**Goal of the exercise**
Using the material that follows, identify and copy each line with the string "chart".

**Rows**
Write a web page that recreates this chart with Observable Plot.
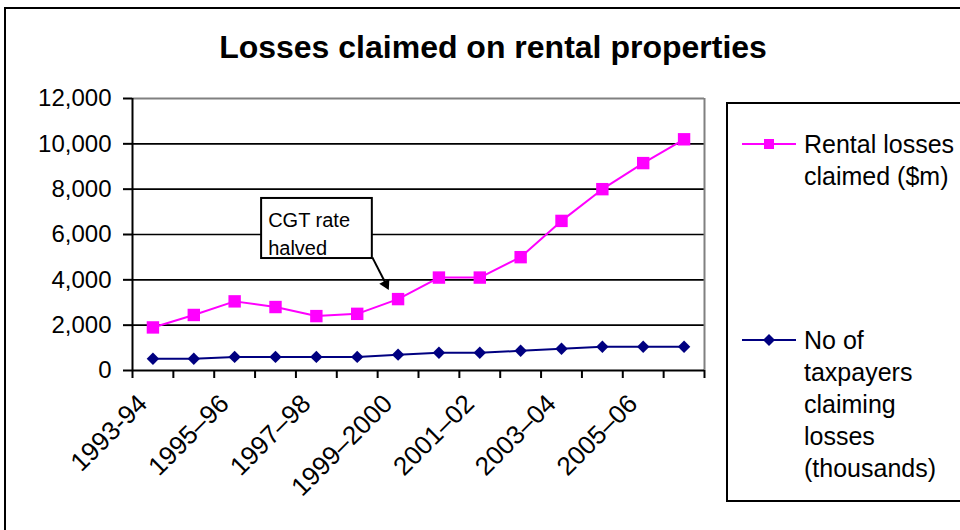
...
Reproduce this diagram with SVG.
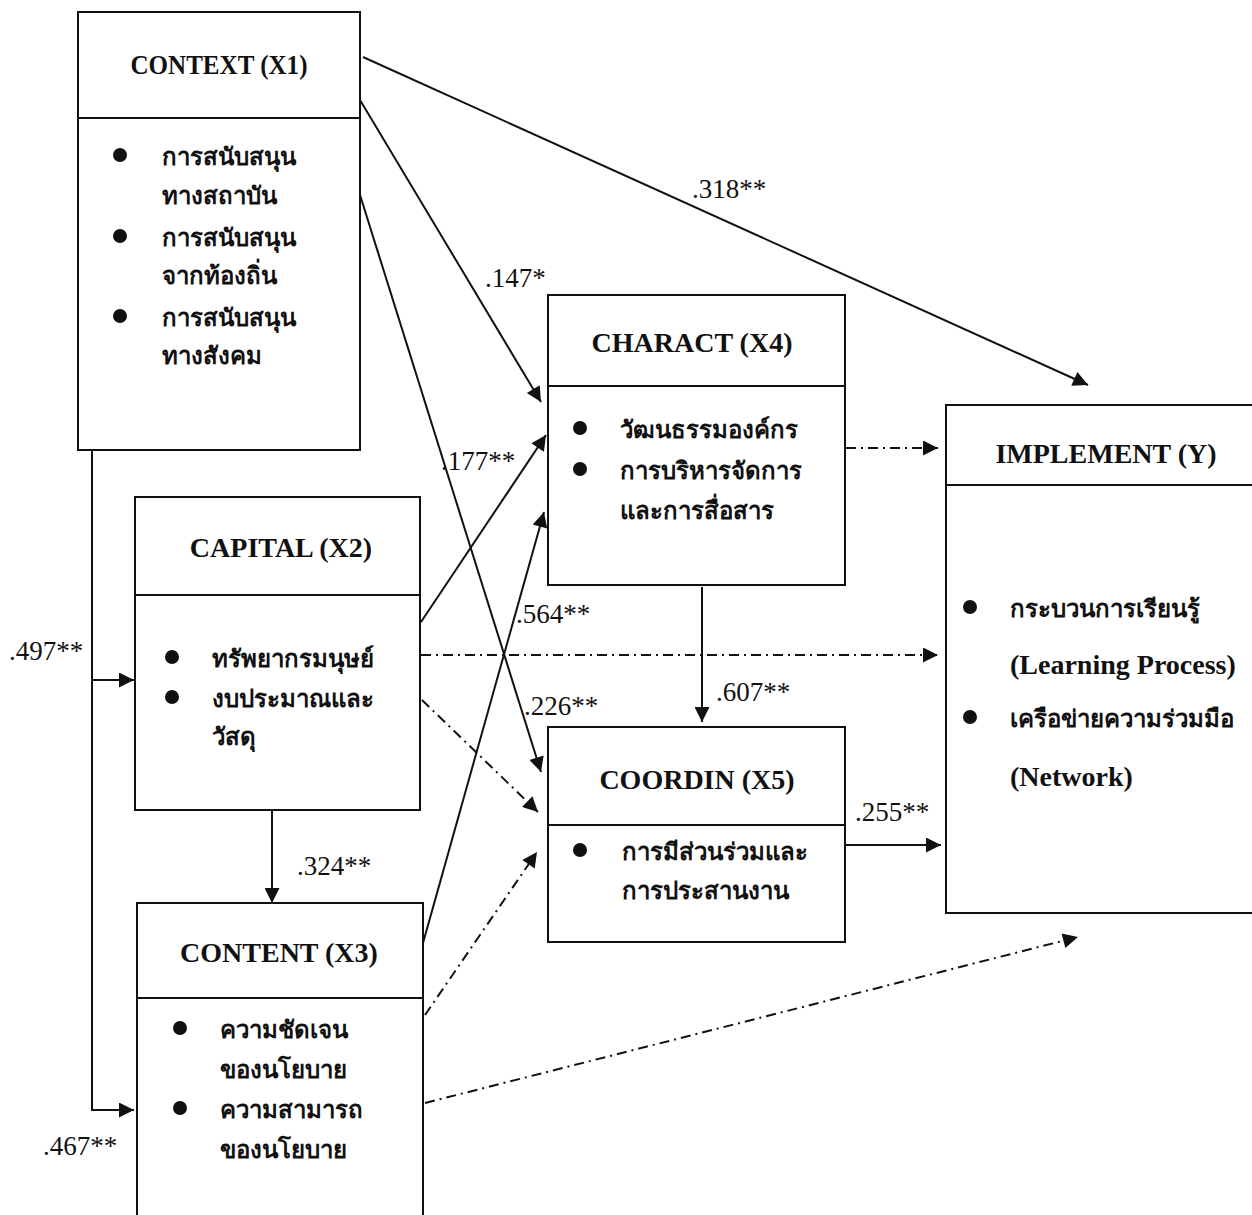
* * *
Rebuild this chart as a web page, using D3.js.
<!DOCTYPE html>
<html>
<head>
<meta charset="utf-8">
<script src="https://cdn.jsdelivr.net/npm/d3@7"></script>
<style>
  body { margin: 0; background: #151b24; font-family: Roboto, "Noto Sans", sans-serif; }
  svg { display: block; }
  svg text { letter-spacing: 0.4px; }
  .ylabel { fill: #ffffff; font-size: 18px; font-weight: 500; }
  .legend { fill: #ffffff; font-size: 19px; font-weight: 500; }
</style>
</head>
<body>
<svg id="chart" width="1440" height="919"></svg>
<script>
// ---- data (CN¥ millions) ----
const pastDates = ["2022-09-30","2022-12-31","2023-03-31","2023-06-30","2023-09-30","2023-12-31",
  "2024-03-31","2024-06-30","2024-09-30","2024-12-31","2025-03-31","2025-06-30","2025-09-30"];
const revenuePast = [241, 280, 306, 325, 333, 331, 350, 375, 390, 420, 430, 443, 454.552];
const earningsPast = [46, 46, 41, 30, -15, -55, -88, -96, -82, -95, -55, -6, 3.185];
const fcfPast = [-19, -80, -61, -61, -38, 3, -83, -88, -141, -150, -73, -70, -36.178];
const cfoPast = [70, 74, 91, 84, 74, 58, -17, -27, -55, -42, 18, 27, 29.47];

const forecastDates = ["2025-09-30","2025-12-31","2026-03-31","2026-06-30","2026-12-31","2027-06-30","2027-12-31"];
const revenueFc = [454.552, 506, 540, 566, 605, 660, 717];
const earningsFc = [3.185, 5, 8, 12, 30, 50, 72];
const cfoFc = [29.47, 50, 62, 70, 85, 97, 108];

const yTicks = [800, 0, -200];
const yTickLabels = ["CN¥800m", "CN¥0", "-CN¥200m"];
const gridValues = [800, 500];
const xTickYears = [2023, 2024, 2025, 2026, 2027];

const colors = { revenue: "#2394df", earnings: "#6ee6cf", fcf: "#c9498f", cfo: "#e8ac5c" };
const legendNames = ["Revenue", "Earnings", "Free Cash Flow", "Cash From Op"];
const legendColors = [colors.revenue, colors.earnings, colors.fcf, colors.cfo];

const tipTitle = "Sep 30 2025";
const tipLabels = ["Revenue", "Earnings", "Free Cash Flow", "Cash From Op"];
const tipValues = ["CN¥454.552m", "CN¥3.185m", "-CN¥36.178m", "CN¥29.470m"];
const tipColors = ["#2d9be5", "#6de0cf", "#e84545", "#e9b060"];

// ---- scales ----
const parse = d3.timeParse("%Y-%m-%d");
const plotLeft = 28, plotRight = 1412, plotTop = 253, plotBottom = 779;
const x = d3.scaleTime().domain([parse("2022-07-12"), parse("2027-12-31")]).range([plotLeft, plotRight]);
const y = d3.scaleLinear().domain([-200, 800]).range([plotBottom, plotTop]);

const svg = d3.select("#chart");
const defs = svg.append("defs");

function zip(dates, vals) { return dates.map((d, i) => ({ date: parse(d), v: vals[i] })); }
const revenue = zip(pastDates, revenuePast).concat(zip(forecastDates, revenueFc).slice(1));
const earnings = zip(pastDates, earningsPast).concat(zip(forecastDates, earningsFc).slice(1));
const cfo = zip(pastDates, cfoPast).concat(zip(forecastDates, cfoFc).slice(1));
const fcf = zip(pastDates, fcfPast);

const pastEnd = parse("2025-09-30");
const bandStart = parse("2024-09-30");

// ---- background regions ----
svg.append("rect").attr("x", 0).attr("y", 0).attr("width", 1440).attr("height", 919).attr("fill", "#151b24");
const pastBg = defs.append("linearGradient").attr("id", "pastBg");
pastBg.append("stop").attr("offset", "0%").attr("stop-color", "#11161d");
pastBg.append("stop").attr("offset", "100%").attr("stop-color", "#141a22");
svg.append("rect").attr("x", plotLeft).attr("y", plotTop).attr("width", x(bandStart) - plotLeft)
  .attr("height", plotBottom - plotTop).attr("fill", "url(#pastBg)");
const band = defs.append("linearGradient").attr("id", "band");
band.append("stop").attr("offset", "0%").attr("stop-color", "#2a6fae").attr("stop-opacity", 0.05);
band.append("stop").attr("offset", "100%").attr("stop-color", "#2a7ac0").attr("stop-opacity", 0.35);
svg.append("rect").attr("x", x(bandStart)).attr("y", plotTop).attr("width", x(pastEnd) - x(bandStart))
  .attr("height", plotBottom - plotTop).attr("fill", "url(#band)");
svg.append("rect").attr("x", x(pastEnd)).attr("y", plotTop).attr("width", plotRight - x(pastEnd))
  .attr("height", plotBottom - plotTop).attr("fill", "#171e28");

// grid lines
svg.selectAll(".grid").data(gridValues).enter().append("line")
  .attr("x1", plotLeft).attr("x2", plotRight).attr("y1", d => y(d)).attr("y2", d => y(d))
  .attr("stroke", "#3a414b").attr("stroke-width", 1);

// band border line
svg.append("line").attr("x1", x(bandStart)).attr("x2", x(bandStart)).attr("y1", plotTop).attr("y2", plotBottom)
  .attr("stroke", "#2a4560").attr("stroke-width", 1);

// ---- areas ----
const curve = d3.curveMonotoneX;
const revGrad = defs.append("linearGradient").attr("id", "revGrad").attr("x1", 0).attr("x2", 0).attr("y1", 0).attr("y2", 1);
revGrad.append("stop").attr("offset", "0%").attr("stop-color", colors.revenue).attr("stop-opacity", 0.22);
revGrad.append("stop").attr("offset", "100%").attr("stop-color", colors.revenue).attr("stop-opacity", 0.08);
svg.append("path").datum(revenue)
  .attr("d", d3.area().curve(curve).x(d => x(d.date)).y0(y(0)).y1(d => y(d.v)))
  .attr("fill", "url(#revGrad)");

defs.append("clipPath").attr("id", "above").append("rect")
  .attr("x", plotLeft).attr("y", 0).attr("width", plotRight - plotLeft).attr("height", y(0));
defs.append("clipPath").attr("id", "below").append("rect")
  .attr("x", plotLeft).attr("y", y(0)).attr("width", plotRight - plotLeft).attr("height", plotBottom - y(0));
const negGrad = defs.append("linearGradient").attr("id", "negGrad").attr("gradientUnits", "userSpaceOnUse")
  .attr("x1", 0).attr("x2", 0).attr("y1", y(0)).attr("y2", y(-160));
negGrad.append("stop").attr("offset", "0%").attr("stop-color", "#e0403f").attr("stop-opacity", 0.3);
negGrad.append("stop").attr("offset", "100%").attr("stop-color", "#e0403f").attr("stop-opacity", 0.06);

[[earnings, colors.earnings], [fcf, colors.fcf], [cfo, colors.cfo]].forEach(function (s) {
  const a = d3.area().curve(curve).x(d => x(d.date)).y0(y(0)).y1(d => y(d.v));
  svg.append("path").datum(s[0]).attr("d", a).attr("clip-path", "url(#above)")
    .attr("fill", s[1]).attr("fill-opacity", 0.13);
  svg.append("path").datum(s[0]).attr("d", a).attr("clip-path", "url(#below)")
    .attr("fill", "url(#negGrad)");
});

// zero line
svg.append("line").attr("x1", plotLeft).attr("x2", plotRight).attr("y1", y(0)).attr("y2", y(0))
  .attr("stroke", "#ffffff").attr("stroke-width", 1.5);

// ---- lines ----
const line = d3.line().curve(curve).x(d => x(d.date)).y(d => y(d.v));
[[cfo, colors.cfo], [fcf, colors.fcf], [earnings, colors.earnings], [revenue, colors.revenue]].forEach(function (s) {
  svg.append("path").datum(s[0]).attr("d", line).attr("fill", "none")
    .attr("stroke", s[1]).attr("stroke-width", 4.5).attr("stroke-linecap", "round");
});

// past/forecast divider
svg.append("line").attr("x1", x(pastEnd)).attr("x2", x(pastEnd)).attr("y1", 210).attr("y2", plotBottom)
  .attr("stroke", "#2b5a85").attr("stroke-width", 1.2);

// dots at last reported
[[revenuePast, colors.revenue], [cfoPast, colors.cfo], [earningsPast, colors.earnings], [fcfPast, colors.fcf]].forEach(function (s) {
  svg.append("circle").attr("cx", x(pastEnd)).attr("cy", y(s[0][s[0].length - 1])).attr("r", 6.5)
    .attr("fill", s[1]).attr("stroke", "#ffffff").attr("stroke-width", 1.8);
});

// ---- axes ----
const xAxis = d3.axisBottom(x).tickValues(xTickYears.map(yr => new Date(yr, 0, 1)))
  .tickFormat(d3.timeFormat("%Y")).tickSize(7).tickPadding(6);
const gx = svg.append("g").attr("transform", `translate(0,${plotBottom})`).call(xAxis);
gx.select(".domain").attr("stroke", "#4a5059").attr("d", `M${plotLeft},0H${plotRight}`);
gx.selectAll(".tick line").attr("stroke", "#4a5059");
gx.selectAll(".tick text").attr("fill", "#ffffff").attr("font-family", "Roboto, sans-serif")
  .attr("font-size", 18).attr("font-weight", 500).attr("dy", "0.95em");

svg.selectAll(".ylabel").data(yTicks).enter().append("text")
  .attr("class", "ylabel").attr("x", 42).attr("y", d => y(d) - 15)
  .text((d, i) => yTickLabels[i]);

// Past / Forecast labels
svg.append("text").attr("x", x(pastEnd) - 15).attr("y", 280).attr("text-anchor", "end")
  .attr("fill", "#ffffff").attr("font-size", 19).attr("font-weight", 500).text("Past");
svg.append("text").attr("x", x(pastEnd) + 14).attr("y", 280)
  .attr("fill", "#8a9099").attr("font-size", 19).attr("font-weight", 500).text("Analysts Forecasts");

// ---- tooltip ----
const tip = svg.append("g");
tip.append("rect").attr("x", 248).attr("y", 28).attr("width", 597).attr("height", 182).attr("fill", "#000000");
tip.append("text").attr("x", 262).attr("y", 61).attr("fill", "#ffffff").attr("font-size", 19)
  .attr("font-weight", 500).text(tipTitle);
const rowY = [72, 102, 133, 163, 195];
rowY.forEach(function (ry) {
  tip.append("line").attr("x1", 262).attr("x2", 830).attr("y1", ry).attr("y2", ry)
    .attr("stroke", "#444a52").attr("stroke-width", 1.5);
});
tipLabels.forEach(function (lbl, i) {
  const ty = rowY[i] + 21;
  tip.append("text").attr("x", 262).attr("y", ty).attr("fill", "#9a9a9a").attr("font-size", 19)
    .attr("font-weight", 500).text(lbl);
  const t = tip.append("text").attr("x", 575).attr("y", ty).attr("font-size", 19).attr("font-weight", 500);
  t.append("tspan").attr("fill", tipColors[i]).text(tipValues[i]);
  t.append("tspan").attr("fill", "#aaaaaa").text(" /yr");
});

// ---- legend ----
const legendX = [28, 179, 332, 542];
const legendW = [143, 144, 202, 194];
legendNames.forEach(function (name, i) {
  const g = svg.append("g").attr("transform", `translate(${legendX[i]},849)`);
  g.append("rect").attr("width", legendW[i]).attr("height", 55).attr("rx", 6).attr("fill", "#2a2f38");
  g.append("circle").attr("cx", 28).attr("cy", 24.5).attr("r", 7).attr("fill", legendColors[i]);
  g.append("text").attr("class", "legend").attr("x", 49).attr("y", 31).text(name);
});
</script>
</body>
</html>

**Response**
Write a web page that recreates this chart with Observable Plot.
Rebuild this chart as a web page, using D3.js.
<svg id="chart" width="1440" height="919"></svg>
const svg = d3.select("#chart");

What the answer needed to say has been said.